Mecca, Asharq Al-Awsat – Saudi Arabia has expressed its concern about the safety of its diplomats working abroad following the killing of Saudi diplomat Khalaf Al Ali in Bangladesh earlier this week, particularly in light of the increasing number of attacks that have been carried out or uncovered targeting Saudi diplomats abroad in recent years.
In an exclusive interview with Asharq Al-Awsat, Saudi Foreign Ministry spokesman Ambassador Dr. Osama Naqli stressed that the Saudi Foreign Ministry is capable of protecting its diplomas and staff working abroad. He also revealed that the Saudi Foreign Ministry periodically sends “secret” instructions and precautions to its staff abroad to implement in order to protect themselves and their families. The Saudi Foreign Ministry official refused to disclose the nature of these “secret” instructions for fear of endangering the lives of Saudi diplomats working abroad.
Dr. Naqli asserted that diplomatic protection and security is usually provided by the country hosting the diplomats, stressing that this is a part of diplomatic traditional, in addition to the basis of a number of international agreements, that a country must provide protection to all foreign diplomats working on its soil. He added that Saudi security officers also operate within its embassies abroad, in coordination with the security authorities in the host country.

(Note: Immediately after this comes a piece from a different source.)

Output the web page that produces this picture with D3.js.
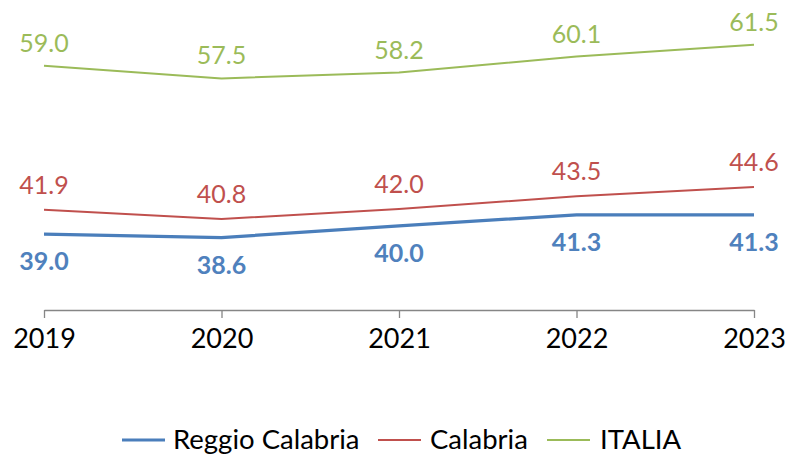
<!DOCTYPE html>
<html>
<head>
<meta charset="utf-8">
<script src="https://cdn.jsdelivr.net/npm/d3@7"></script>
<style>
  body { margin: 0; background: #fff; }
  svg { font-family: Lato, "Open Sans", sans-serif; }
</style>
</head>
<body>
<div id="chart"></div>
<script>
var years = ["2019", "2020", "2021", "2022", "2023"];
var reggio = [39.0, 38.6, 40.0, 41.3, 41.3];
var calabria = [41.9, 40.8, 42.0, 43.5, 44.6];
var italia = [59.0, 57.5, 58.2, 60.1, 61.5];
var seriesNames = ["Reggio Calabria", "Calabria", "ITALIA"];

var svgWidth = 789, svgHeight = 456;

var svg = d3.select("#chart")
  .append("svg")
  .attr("width", svgWidth)
  .attr("height", svgHeight);

// scales
var x = d3.scalePoint()
  .domain(years)
  .range([44, 754]);

var y = d3.scaleLinear()
  .domain([30, 65])
  .range([310, 15.3]);

// x axis
var xAxis = svg.append("g")
  .attr("transform", "translate(0,310)")
  .call(d3.axisBottom(x).tickSize(8).tickSizeOuter(0).tickPadding(11));
xAxis.select(".domain").attr("stroke", "#868686").attr("stroke-width", 1.3);
xAxis.selectAll(".tick line").attr("stroke", "#868686").attr("stroke-width", 1.3);
xAxis.selectAll(".tick text")
  .attr("fill", "#000")
  .style("font-size", "27px")
  .style("font-family", "Lato, sans-serif");

var series = [
  { name: "Reggio Calabria", values: reggio, color: "#4a7ebb", width: 3.2, label: "#4f81bd", weight: "bold", dy: 36 },
  { name: "Calabria", values: calabria, color: "#c0504d", width: 2, label: "#c0504d", weight: "normal", dy: -16 },
  { name: "ITALIA", values: italia, color: "#9bbb59", width: 2, label: "#9bbb59", weight: "normal", dy: -14 }
];

var line = d3.line()
  .x((d, i) => x(years[i]))
  .y(d => y(d));

series.forEach(function(s) {
  svg.append("path")
    .datum(s.values)
    .attr("fill", "none")
    .attr("stroke", s.color)
    .attr("stroke-width", s.width)
    .attr("d", line);

  svg.append("g").selectAll("text")
    .data(s.values)
    .enter()
    .append("text")
    .attr("x", (d, i) => x(years[i]))
    .attr("y", d => y(d) + s.dy)
    .attr("text-anchor", "middle")
    .attr("fill", s.label)
    .style("font-size", "25px")
    .style("font-weight", s.weight)
    .text(d => d.toFixed(1));
});

// legend
var legendItems = [
  { x: 122, textX: 173 },
  { x: 378, textX: 430 },
  { x: 547, textX: 600 }
];
var legend = svg.append("g");
series.forEach(function(s, i) {
  legend.append("line")
    .attr("x1", legendItems[i].x)
    .attr("x2", legendItems[i].x + 43)
    .attr("y1", 440)
    .attr("y2", 440)
    .attr("stroke", s.color)
    .attr("stroke-width", s.width);
  legend.append("text")
    .attr("x", legendItems[i].textX)
    .attr("y", 449)
    .attr("fill", "#000")
    .style("font-size", "27.5px")
    .text(seriesNames[i]);
});
</script>
</body>
</html>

He refused to reveal the nature of the security precautions that Saudi diplomatic staff adopt when working abroad for fears that this could place Saudi diplomats and Foreign Ministry staff in danger. However Dr. Naqli did stress that if Saudi diplomats follow all these instructions and precautions then, God willing, they and their families would be less likely to be attacked.
As for whether Riyadh believes that its diplomats abroad are increasingly coming under threat, the Saudi Foreign Ministry official told Asharq Al-Awsat that “our effort to protect diplomats and staff at embassies abroad is intensive, and we continue to work on this in a manner based on strengthening our precautionary security measures.”

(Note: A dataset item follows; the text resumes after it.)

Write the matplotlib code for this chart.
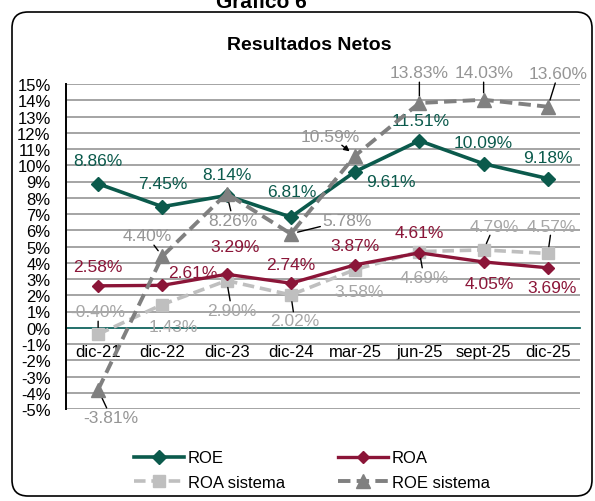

In response to a question whether Saudi Arabia has expanded the scope of its concern in light of the increasing targeting of Saudi diplomats abroad, Dr. Naqli stressed that Saudi Arabia – as a government and a people – is concerned and committed to the security of every single Saudi Arabian abroad, refusing to go into specifics.
The Saudi Foreign Ministry official also refused to speculate whether specific countries or parties are behind the targeting of Saudi diplomats abroad, preferring to wait until all the investigations are completed. As for the murder of Khalaf Al Ali, he said that the investigations are ongoing to uncover the circumstances and motive of this attack, refusing to engage in speculation on this in order not to prejudice the investigation.

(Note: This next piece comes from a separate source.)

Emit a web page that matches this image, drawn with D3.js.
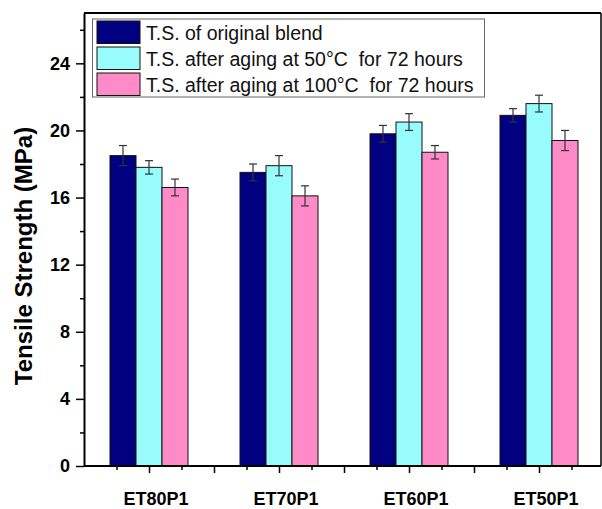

The murder of Khalaf Al Ali prompted questions about the security of Saudi diplomats working abroad, particularly as there have been 23 separate attacks on Saudi diplomats in recent times, including shootings and explosions.
The most prominent Saudi diplomat to be targeted was Saudi ambassador to the US Adel al-Jubeir, after an assassination plot targeting him was uncovered last October by the FBI. US officials revealed that they had thwarted a major Iranian-backed assassination-for-hire plot targeting the Saudi ambassador to Washington. US Attorney General Eric Holder claimed that elements of the Iranian government directed the plot.
As for the most violent attack on Saudi diplomats in recent times, 3 Saudi diplomats were shot and killed in Bangkok in 1990, whilst a Saudi diplomat was also killed in Turkey in 1988. More recently, Saudi diplomat Hassan al-Qahtani was shot and killed in Karachi last year by elements of the Taliban.
For his part, Dr. Abdullah al-Buraidi, professor of organized behavior at Qassim University, told Asharq Al-Awsat that we have to ask certain important questions to uncover the truth behind these attacks on Saudi diplomats, such as: are Saudi diplomats being targeted in particular? If so, then why? Are diplomats targeted at specific times or in specific locations? What are the implications of this? How can we organize against such attacks, both in the short and long-term?
Al-Buraidi added “regardless of whether we agree or disagree that Saudi diplomats are being targeted, I believe that Saudi diplomatic missions must enjoy a complete and comprehensive package of security, and this is a shared responsibility between the Saudi government and the governments of the countries hosting Saudi diplomatic missions.:”
The university professor added “we stress the need for security education for members of diplomatic missions, and this is something that should be reflected in the [diplomatic] training program. More than this, such education should be viewed as a continuous learning process.”